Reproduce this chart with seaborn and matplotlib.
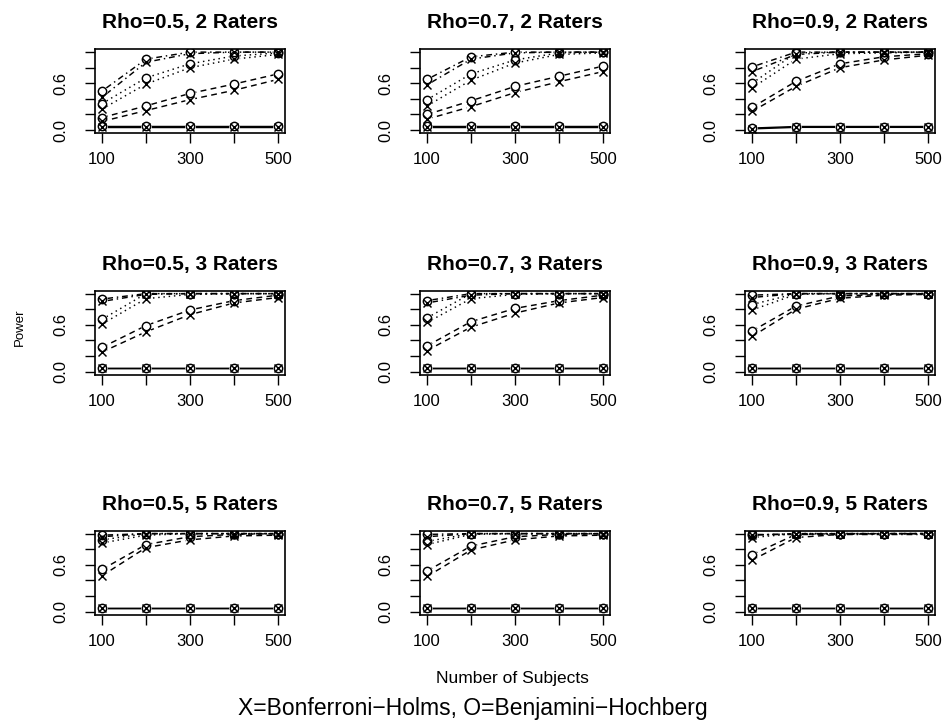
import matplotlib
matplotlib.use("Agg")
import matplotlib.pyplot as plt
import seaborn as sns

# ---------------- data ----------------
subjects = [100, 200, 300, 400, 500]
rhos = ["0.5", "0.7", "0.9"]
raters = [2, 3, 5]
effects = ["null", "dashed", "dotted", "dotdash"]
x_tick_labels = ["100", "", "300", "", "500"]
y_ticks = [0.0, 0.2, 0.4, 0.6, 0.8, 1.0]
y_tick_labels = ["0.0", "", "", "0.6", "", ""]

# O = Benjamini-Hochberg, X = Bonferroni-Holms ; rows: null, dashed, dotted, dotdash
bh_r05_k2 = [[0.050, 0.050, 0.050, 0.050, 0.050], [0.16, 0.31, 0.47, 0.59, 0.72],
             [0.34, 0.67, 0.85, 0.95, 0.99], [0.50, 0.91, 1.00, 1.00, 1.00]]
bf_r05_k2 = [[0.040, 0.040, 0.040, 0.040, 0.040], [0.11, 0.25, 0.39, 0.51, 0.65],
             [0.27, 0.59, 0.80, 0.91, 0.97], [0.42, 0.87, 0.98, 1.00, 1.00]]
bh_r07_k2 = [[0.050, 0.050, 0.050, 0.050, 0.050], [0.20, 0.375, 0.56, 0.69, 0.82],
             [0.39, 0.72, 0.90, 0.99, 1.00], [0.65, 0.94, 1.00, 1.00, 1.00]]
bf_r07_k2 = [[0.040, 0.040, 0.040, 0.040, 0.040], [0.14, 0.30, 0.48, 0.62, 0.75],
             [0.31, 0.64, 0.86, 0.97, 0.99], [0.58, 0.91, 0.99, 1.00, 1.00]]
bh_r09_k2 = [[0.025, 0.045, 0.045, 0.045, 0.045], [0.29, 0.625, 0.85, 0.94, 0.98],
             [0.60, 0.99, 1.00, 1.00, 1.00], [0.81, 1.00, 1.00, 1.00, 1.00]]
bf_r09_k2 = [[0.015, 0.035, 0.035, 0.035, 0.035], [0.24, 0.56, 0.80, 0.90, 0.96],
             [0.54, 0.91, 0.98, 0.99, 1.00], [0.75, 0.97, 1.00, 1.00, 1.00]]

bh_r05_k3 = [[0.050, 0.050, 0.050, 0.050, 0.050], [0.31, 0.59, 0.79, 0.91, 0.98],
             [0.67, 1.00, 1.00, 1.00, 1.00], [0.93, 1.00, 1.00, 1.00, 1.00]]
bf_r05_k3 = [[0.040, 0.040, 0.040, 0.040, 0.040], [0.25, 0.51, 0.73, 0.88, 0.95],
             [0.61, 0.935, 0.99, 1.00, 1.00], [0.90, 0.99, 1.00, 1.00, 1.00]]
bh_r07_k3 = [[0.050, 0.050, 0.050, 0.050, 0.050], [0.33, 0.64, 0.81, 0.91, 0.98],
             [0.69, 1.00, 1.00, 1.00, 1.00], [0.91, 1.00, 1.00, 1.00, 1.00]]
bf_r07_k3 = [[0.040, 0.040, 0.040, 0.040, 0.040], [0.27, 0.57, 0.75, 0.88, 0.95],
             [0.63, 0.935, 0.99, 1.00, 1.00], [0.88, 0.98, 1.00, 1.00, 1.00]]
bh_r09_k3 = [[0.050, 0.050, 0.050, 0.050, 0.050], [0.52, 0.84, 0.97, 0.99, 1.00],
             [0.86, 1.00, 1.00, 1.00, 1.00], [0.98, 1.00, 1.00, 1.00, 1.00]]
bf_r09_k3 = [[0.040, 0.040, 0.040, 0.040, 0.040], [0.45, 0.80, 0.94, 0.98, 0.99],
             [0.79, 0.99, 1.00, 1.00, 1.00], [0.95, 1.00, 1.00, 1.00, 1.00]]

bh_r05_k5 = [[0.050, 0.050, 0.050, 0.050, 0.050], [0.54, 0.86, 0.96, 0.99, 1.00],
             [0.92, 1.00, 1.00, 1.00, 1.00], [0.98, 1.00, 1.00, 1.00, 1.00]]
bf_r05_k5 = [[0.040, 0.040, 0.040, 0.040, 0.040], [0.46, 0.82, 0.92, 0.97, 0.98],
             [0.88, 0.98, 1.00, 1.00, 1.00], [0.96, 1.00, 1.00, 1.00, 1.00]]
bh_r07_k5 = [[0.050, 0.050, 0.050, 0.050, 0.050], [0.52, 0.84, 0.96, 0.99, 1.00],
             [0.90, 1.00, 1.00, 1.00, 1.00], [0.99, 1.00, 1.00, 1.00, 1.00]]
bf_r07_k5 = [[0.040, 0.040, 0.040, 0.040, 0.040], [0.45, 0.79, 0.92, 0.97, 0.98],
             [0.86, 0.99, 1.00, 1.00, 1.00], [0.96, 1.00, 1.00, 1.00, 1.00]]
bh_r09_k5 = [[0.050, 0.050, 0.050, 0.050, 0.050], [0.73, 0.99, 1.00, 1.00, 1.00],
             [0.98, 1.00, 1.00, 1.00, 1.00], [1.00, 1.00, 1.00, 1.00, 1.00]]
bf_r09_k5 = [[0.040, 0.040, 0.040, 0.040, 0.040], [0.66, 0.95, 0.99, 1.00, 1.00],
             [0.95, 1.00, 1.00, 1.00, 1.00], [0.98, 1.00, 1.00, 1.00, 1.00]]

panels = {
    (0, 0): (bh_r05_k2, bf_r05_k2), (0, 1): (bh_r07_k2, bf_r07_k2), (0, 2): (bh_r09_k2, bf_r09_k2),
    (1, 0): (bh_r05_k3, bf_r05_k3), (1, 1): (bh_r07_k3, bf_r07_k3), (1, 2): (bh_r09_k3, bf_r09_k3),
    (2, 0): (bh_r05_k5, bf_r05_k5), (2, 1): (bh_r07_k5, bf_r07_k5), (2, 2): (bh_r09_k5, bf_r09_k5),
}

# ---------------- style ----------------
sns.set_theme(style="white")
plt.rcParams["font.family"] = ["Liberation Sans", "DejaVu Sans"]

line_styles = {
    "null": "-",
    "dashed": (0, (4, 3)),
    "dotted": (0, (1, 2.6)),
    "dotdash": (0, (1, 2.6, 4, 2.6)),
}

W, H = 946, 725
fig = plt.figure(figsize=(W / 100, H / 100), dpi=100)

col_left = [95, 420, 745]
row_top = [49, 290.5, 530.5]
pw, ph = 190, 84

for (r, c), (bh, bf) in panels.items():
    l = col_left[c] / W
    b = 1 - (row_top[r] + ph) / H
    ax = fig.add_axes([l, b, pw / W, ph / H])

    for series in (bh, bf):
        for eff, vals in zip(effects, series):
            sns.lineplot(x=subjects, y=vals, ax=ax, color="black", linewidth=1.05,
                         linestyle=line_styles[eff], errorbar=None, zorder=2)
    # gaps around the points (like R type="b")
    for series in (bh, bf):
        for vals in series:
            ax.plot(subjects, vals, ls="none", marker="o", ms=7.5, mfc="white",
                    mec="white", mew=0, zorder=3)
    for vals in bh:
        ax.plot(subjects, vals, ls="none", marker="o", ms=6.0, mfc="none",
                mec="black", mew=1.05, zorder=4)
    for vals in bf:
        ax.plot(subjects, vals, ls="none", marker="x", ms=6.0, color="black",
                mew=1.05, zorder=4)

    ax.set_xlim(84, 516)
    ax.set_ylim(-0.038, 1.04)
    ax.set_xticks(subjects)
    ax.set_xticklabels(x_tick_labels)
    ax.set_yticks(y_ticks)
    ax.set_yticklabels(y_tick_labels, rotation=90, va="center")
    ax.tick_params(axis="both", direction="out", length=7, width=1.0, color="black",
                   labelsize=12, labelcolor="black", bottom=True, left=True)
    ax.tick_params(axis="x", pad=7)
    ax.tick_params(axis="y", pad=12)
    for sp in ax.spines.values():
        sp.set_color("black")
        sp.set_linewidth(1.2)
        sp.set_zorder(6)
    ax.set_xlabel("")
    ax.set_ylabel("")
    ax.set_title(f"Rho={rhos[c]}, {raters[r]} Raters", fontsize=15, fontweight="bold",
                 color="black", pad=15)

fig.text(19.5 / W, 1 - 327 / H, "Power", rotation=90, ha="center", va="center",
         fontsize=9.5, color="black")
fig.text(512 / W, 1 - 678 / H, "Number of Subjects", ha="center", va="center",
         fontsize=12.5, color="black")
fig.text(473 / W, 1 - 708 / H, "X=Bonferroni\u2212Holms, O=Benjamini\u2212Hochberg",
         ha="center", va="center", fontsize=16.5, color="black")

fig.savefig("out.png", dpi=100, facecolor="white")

* [Aim] Count the lines above that contain the word "seaborn". Give only the number.

* [Solution for this problem] 2